***** SUPPLIED MATERIAL

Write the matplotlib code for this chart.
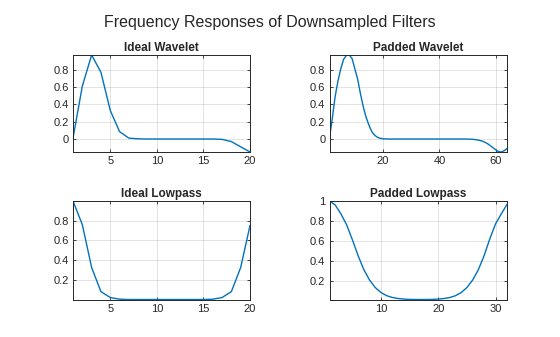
import matplotlib
matplotlib.use("Agg")
import matplotlib.pyplot as plt

ideal_wavelet = [0.01, 0.61, 0.97, 0.77, 0.33, 0.085, 0.01, 0.002, 0.0, 0.0,
                 0.0, 0.0, 0.0, 0.0, 0.0, 0.0, -0.004, -0.03, -0.09, -0.15]

padded_wavelet = [0.01, 0.24, 0.49, 0.67, 0.81, 0.92, 0.965, 0.97, 0.93, 0.81,
                  0.69, 0.52, 0.37, 0.25, 0.16, 0.085, 0.045, 0.02, 0.008, 0.003,
                  0.001, 0.0, 0.0, 0.0, 0.0, 0.0, 0.0, 0.0, 0.0, 0.0,
                  0.0, 0.0, 0.0, 0.0, 0.0, 0.0, 0.0, 0.0, 0.0, 0.0,
                  0.0, 0.0, 0.0, 0.0, 0.0, 0.0, 0.0, 0.0, 0.0, -0.001,
                  -0.002, -0.004, -0.008, -0.014, -0.022, -0.035, -0.052, -0.075, -0.10, -0.125,
                  -0.145, -0.15, -0.135, -0.11]

ideal_lowpass = [1.0, 0.76, 0.325, 0.08, 0.02, 0.003, 0.0, 0.0, 0.0, 0.0,
                 0.0, 0.0, 0.0, 0.0, 0.0, 0.003, 0.02, 0.08, 0.325, 0.75]

padded_lowpass = [1.0, 0.96, 0.87, 0.76, 0.61, 0.45, 0.31, 0.205, 0.13, 0.08,
                  0.048, 0.03, 0.02, 0.014, 0.011, 0.01, 0.01, 0.01, 0.011, 0.014,
                  0.02, 0.03, 0.048, 0.08, 0.13, 0.205, 0.31, 0.45, 0.62, 0.77,
                  0.87, 0.965]

titles = ["Ideal Wavelet", "Padded Wavelet", "Ideal Lowpass", "Padded Lowpass"]
series = [ideal_wavelet, padded_wavelet, ideal_lowpass, padded_lowpass]
xticks = [[5, 10, 15, 20], [20, 40, 60], [5, 10, 15, 20], [10, 20, 30]]
yticks = [[0, 0.2, 0.4, 0.6, 0.8], [0, 0.2, 0.4, 0.6, 0.8],
          [0.2, 0.4, 0.6, 0.8], [0.2, 0.4, 0.6, 0.8, 1]]
suptitle = "Frequency Responses of Downsampled Filters"

plt.rcParams['font.family'] = ['Liberation Sans', 'DejaVu Sans']
W, H = 560, 337
fig = plt.figure(figsize=(W / 100, H / 100), dpi=100)

# pixel boxes: left, right, top, bottom
boxes = [(73, 250, 55, 152), (329.5, 507, 55, 152),
         (73, 250, 201, 299.5), (329.5, 507, 201, 299.5)]
txtc = '#262626'
for i in range(4):
    l, r, t, b = boxes[i]
    ax = fig.add_axes([l / W, 1 - b / H, (r - l) / W, (b - t) / H])
    y = series[i]
    x = list(range(1, len(y) + 1))
    ax.plot(x, y, color='#0072BD', lw=1.0)
    ax.set_xlim(1, len(y))
    ax.set_ylim(min(y), max(y))
    ax.set_xticks(xticks[i])
    ax.set_yticks(yticks[i])
    ax.set_yticklabels([('%g' % v) for v in yticks[i]])
    ax.grid(True, color='#262626', alpha=0.15, lw=0.6)
    ax.set_axisbelow(True)
    ax.tick_params(direction='in', length=2.5, width=0.6, labelsize=8,
                   colors=txtc, top=True, right=True, pad=3)
    for s in ax.spines.values():
        s.set_color(txtc)
        s.set_linewidth(0.7)
    ax.set_title(titles[i], fontsize=8.5, fontweight='bold', color=txtc, pad=3)

fig.text(0.482, 1 - 22.7 / H, suptitle, ha='center', va='center',
         fontsize=11.5, color=txtc)
fig.savefig("out.png", dpi=100, facecolor='white')
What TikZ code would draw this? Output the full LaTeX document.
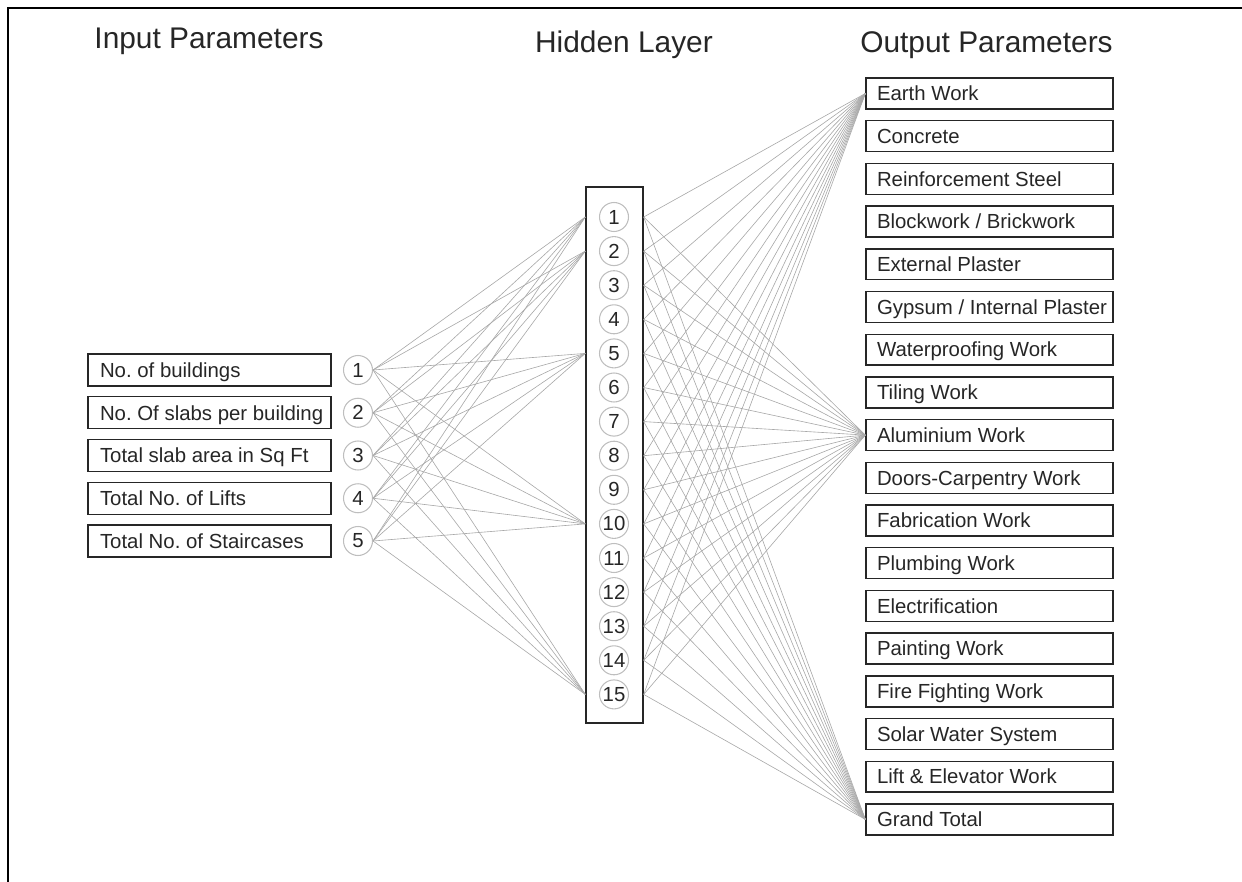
\documentclass[tikz,border=0pt]{standalone}
\usepackage{fontspec}
\setmainfont{Liberation Sans}
\usetikzlibrary{calc}
\frenchspacing
\definecolor{dunkel}{HTML}{262626}
\definecolor{ring}{HTML}{BEBEBE}
\definecolor{verb}{HTML}{A8A8A8}
\newcommand{\eing}[1]{\makebox[4.38cm][l]{#1}}
\newcommand{\ausg}[1]{\makebox[4.50cm][l]{#1}}
\tikzset{
  titel/.style={anchor=base,text=dunkel,inner sep=0pt,font=\fontsize{17}{20}\selectfont},
  inp/.style={draw=dunkel,line width=0.8pt,inner xsep=0.24cm,inner ysep=0pt,minimum height=0.64cm,
    text height=8.3pt,text depth=0pt,text=dunkel,font=\fontsize{11.6}{13}\selectfont},
  outp/.style={inp,inner xsep=0.22cm,minimum height=0.62cm},
  neuron/.style={circle,draw=ring,line width=0.6pt,minimum size=0.58cm,inner sep=0pt,
    text=dunkel,font=\fontsize{11.6}{13}\selectfont},
  schicht/.style={draw=dunkel,line width=0.8pt,minimum width=1.14cm,minimum height=10.72cm,inner sep=0pt},
  link/.style={verb,line width=0.35pt},
  rahmen/.style={black,line width=1.2pt},
}

\begin{document}
\begin{tikzpicture}[x=0.02cm,y=-0.02cm]
  \useasboundingbox (0,0) rectangle (1242,882);
  \draw[rahmen] (8,882)--(8,8)--(1242,8);
  % ===== Titel =====
  \node[titel] (tin)  at (209,49)   {Input Parameters};
  \node[titel] (thid) at (624,53)   {Hidden Layer};
  \node[titel] (tout) at (986.5,53) {Output Parameters};
  % ===== links: Eingaben =====
  \node[inp] (ib1) at (209.5,370)    {\eing{No. of buildings}};
  \node[inp] (ib2) at (209.5,412.75) {\eing{No. Of slabs per building}};
  \node[inp] (ib3) at (209.5,455.5)  {\eing{Total slab area in Sq Ft}};
  \node[inp] (ib4) at (209.5,498.25) {\eing{Total No. of Lifts}};
  \node[inp] (ib5) at (209.5,541)    {\eing{Total No. of Staircases}};
  \foreach \a in {1,...,5}
    \node[neuron] (i\a) at ($(358,370)+(0,42.75*\a-42.75)$) {\a};
  % ===== Mitte: versteckte Schicht =====
  \node[schicht] (hbox) at (614.5,455) {};
  \foreach \b in {1,...,15}
    \node[neuron] (h\b) at ($(614,217)+(0,34.1*\b-34.1)$) {\b};
  % ===== rechts: Ausgaben =====
  \node[outp] (o1)  at (989.5,93.5)  {\ausg{Earth Work}};
  \node[outp] (o2)  at (989.5,136.2) {\ausg{Concrete}};
  \node[outp] (o3)  at (989.5,178.9) {\ausg{Reinforcement Steel}};
  \node[outp] (o4)  at (989.5,221.6) {\ausg{Blockwork / Brickwork}};
  \node[outp] (o5)  at (989.5,264.3) {\ausg{External Plaster}};
  \node[outp] (o6)  at (989.5,307.0) {\ausg{Gypsum / Internal Plaster}};
  \node[outp] (o7)  at (989.5,349.7) {\ausg{Waterproofing Work}};
  \node[outp] (o8)  at (989.5,392.4) {\ausg{Tiling Work}};
  \node[outp] (o9)  at (989.5,435.1) {\ausg{Aluminium Work}};
  \node[outp] (o10) at (989.5,477.8) {\ausg{Doors-Carpentry Work}};
  \node[outp] (o11) at (989.5,520.5) {\ausg{Fabrication Work}};
  \node[outp] (o12) at (989.5,563.2) {\ausg{Plumbing Work}};
  \node[outp] (o13) at (989.5,605.9) {\ausg{Electrification}};
  \node[outp] (o14) at (989.5,648.6) {\ausg{Painting Work}};
  \node[outp] (o15) at (989.5,691.3) {\ausg{Fire Fighting Work}};
  \node[outp] (o16) at (989.5,734.0) {\ausg{Solar Water System}};
  \node[outp] (o17) at (989.5,776.7) {\ausg{Lift \& Elevator Work}};
  \node[outp] (o18) at (989.5,819.4) {\ausg{Grand Total}};
  % ===== Verbindungen =====
  \foreach \a in {1,...,5}
    \foreach \b in {1,2,5,10,15}
      \draw[link] (i\a.east)--(hbox.west |- h\b);
  \foreach \b in {1,...,15}
    \foreach \c in {1,9,18}
      \draw[link] (hbox.east |- h\b)--(o\c.west);
\end{tikzpicture}
\end{document}
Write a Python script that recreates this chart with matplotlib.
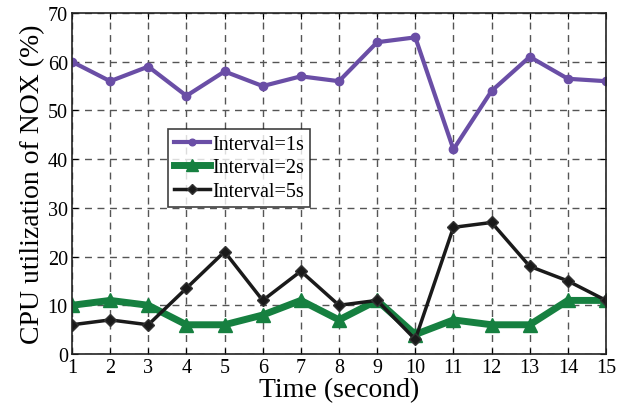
import matplotlib
matplotlib.use("Agg")
import matplotlib.pyplot as plt

time = list(range(1, 16))
interval_1s = [60, 56, 59, 53, 58, 55, 57, 56, 64, 65, 42, 54, 61, 56.5, 56]
interval_2s = [10, 11, 10, 6, 6, 8, 11, 7, 11, 4, 7, 6, 6, 11, 11]
interval_5s = [6, 7, 6, 13.5, 21, 11, 17, 10, 11, 3, 26, 27, 18, 15, 11]
labels = ["Interval=1s", "Interval=2s", "Interval=5s"]

plt.rcParams['font.family'] = ['Liberation Serif', 'DejaVu Serif']

fig = plt.figure(figsize=(6.26, 4.10), dpi=100)
ax = fig.add_axes([72/626, 1 - 355/410, 534/626, 341/410])

ax.plot(time, interval_1s, color='#6a4ea6', lw=3, marker='o', ms=6, label=labels[0])
ax.plot(time, interval_2s, color='#168040', lw=5, marker='^', ms=10, label=labels[1])
ax.plot(time, interval_5s, color='#1a1a1a', lw=2.5, marker='D', ms=6.5,
        markerfacecolor='#1a1a1a', markeredgecolor='#333333', label=labels[2])

ax.set_xlim(1, 15)
ax.set_ylim(0, 70)
ax.set_xticks(time)
ax.set_yticks(range(0, 71, 10))
ax.grid(True, linestyle=(0, (5, 4)), color='#555555', lw=1)
ax.tick_params(direction='in', top=True, right=True, labelsize=14.5, length=4)
ax.tick_params(axis='x', pad=3)
ax.tick_params(axis='y', pad=3)
for s in ax.spines.values():
    s.set_linewidth(1.2)
    s.set_color('#222222')
ax.set_xlabel("Time (second)", fontsize=20, labelpad=0)
ax.set_ylabel("CPU utilization of NOX (%)", fontsize=20, labelpad=2)

leg = ax.legend(loc='lower left', bbox_to_anchor=(0.18, 0.431), fontsize=14.5,
                frameon=True, fancybox=False, edgecolor='#111111', markerscale=0.8,
                borderpad=0.3, labelspacing=0.22, handlelength=1.8, handletextpad=0.1,
                borderaxespad=0)
leg.get_frame().set_linewidth(1.2)

fig.savefig("out.png", dpi=100)
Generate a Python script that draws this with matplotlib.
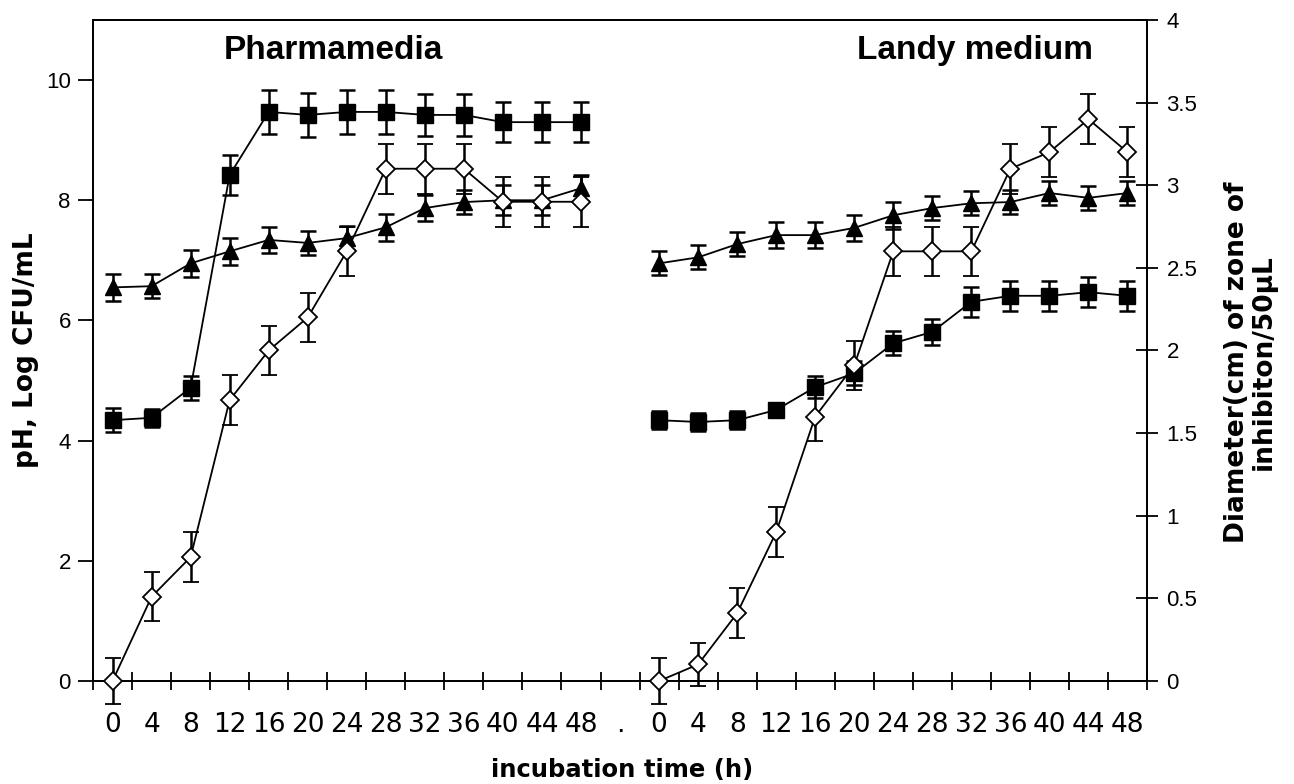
import matplotlib
matplotlib.use("Agg")
import matplotlib.pyplot as plt
from matplotlib.ticker import FixedLocator, FuncFormatter

# incubation time (h), same for both media
hours = [0, 4, 8, 12, 16, 20, 24, 28, 32, 36, 40, 44, 48]

# Pharmamedia
ph_pharma = [6.55, 6.57, 6.95, 7.15, 7.34, 7.29, 7.37, 7.55, 7.87, 7.97, 8.0, 8.0, 8.2]
ph_pharma_err = [0.22, 0.2, 0.22, 0.22, 0.22, 0.2, 0.2, 0.22, 0.22, 0.2, 0.25, 0.25, 0.22]
cfu_pharma = [4.34, 4.38, 4.88, 8.42, 9.47, 9.42, 9.47, 9.47, 9.42, 9.42, 9.3, 9.3, 9.3]
cfu_pharma_err = [0.2, 0.15, 0.2, 0.33, 0.37, 0.37, 0.37, 0.37, 0.35, 0.35, 0.33, 0.33, 0.33]
zone_pharma = [0.0, 0.51, 0.75, 1.70, 2.0, 2.2, 2.6, 3.1, 3.1, 3.1, 2.9, 2.9, 2.9]
zone_pharma_err = [0.14, 0.15, 0.15, 0.15, 0.15, 0.15, 0.15, 0.15, 0.15, 0.15, 0.15, 0.15, 0.15]

# Landy medium
ph_landy = [6.95, 7.05, 7.27, 7.42, 7.42, 7.54, 7.75, 7.87, 7.95, 7.97, 8.12, 8.04, 8.12]
ph_landy_err = [0.2, 0.2, 0.2, 0.22, 0.22, 0.22, 0.22, 0.2, 0.2, 0.2, 0.2, 0.2, 0.2]
cfu_landy = [4.34, 4.31, 4.34, 4.51, 4.89, 5.12, 5.62, 5.81, 6.31, 6.41, 6.41, 6.47, 6.41]
cfu_landy_err = [0.15, 0.15, 0.15, 0.12, 0.18, 0.2, 0.2, 0.22, 0.25, 0.25, 0.25, 0.25, 0.25]
zone_landy = [0.0, 0.1, 0.41, 0.90, 1.60, 1.91, 2.6, 2.6, 2.6, 3.1, 3.2, 3.4, 3.2]
zone_landy_err = [0.14, 0.13, 0.15, 0.15, 0.15, 0.15, 0.15, 0.15, 0.15, 0.15, 0.15, 0.15, 0.15]

tick_labels = [str(h) for h in hours] + ["."] + [str(h) for h in hours]

plt.rcParams["font.family"] = ["Liberation Sans", "DejaVu Sans"]
label_font = ["DejaVu Sans"]

fig = plt.figure(figsize=(12.94, 7.84), dpi=100)
ax = fig.add_axes([0.0719, 0.1314, 0.8145, 0.8431])
ax2 = ax.twinx()

n = len(hours)
x_pharma = list(range(n))
x_landy = [n + 1 + i for i in range(n)]

err_kw = dict(color="black", lw=1.3, ecolor="black", elinewidth=1.8, capsize=5.5, capthick=1.8)

for xs, ph, phe, cfu, cfue in [(x_pharma, ph_pharma, ph_pharma_err, cfu_pharma, cfu_pharma_err),
                               (x_landy, ph_landy, ph_landy_err, cfu_landy, cfu_landy_err)]:
    ax.errorbar(xs, cfu, yerr=cfue, marker="s", ms=11, mfc="black", mec="black", zorder=3, **err_kw)
    ax.errorbar(xs, ph, yerr=phe, marker="^", ms=11, mfc="black", mec="black", zorder=3, **err_kw)

for xs, zn, zne in [(x_pharma, zone_pharma, zone_pharma_err), (x_landy, zone_landy, zone_landy_err)]:
    ax2.errorbar(xs, zn, yerr=zne, marker="D", ms=9.5, mfc="white", mec="black", mew=1.3,
                 zorder=3, clip_on=False, **err_kw)

ax.set_xlim(-0.5, 2 * n + 0.5)
ax.set_ylim(0, 11)
ax2.set_ylim(0, 4)

ax.set_yticks([0, 2, 4, 6, 8, 10])
ax2.set_yticks([0, 0.5, 1, 1.5, 2, 2.5, 3, 3.5, 4])
ax2.yaxis.set_major_formatter(FuncFormatter(lambda v, p: "%g" % v))

ax.set_xticks(range(2 * n + 1))
ax.set_xticklabels(tick_labels, family=label_font, fontsize=19)
ax.xaxis.set_minor_locator(FixedLocator([i - 0.5 for i in range(2 * n + 2)]))
ax.tick_params(axis="x", which="major", length=0, pad=22)
ax.tick_params(axis="x", which="minor", direction="inout", length=13, width=1.3)
ax.tick_params(axis="y", direction="out", length=11, width=1.3, labelsize=16, pad=5)
ax2.tick_params(axis="y", direction="inout", length=16, width=1.3, labelsize=16, pad=6)

for a in (ax, ax2):
    for s in a.spines.values():
        s.set_linewidth(1.3)

fig.text(26 / 1294, 1 - 350 / 784, "pH, Log CFU/mL", family=label_font, fontweight="bold",
         fontsize=19, rotation=90, ha="center", va="center")
fig.text(1250 / 1294, 1 - 362 / 784, "Diameter(cm) of zone of\ninhibiton/50\u00b5L",
         family=label_font, fontweight="bold", fontsize=19, rotation=90,
         ha="center", va="center", multialignment="center", linespacing=1.05)
fig.text(622 / 1294, 1 - 770 / 784, "incubation time (h)", family=label_font, fontweight="bold",
         fontsize=17.5, ha="center", va="center")

ax.text(5.65, 10.5, "Pharmamedia", ha="center", va="center", fontsize=24, fontweight="bold")
ax.text(22.1, 10.5, "Landy medium", ha="center", va="center", fontsize=24, fontweight="bold")

fig.savefig("out.png", dpi=100)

**********

## AIM
Look above for the line with "Generate a Python"; quote it and every line after it, stopping after the line with "40, 44, 48]", exactly, with nothing added and without pictures.

## REPLY
Generate a Python script that draws this with matplotlib.
import matplotlib
matplotlib.use("Agg")
import matplotlib.pyplot as plt
from matplotlib.ticker import FixedLocator, FuncFormatter

# incubation time (h), same for both media
hours = [0, 4, 8, 12, 16, 20, 24, 28, 32, 36, 40, 44, 48]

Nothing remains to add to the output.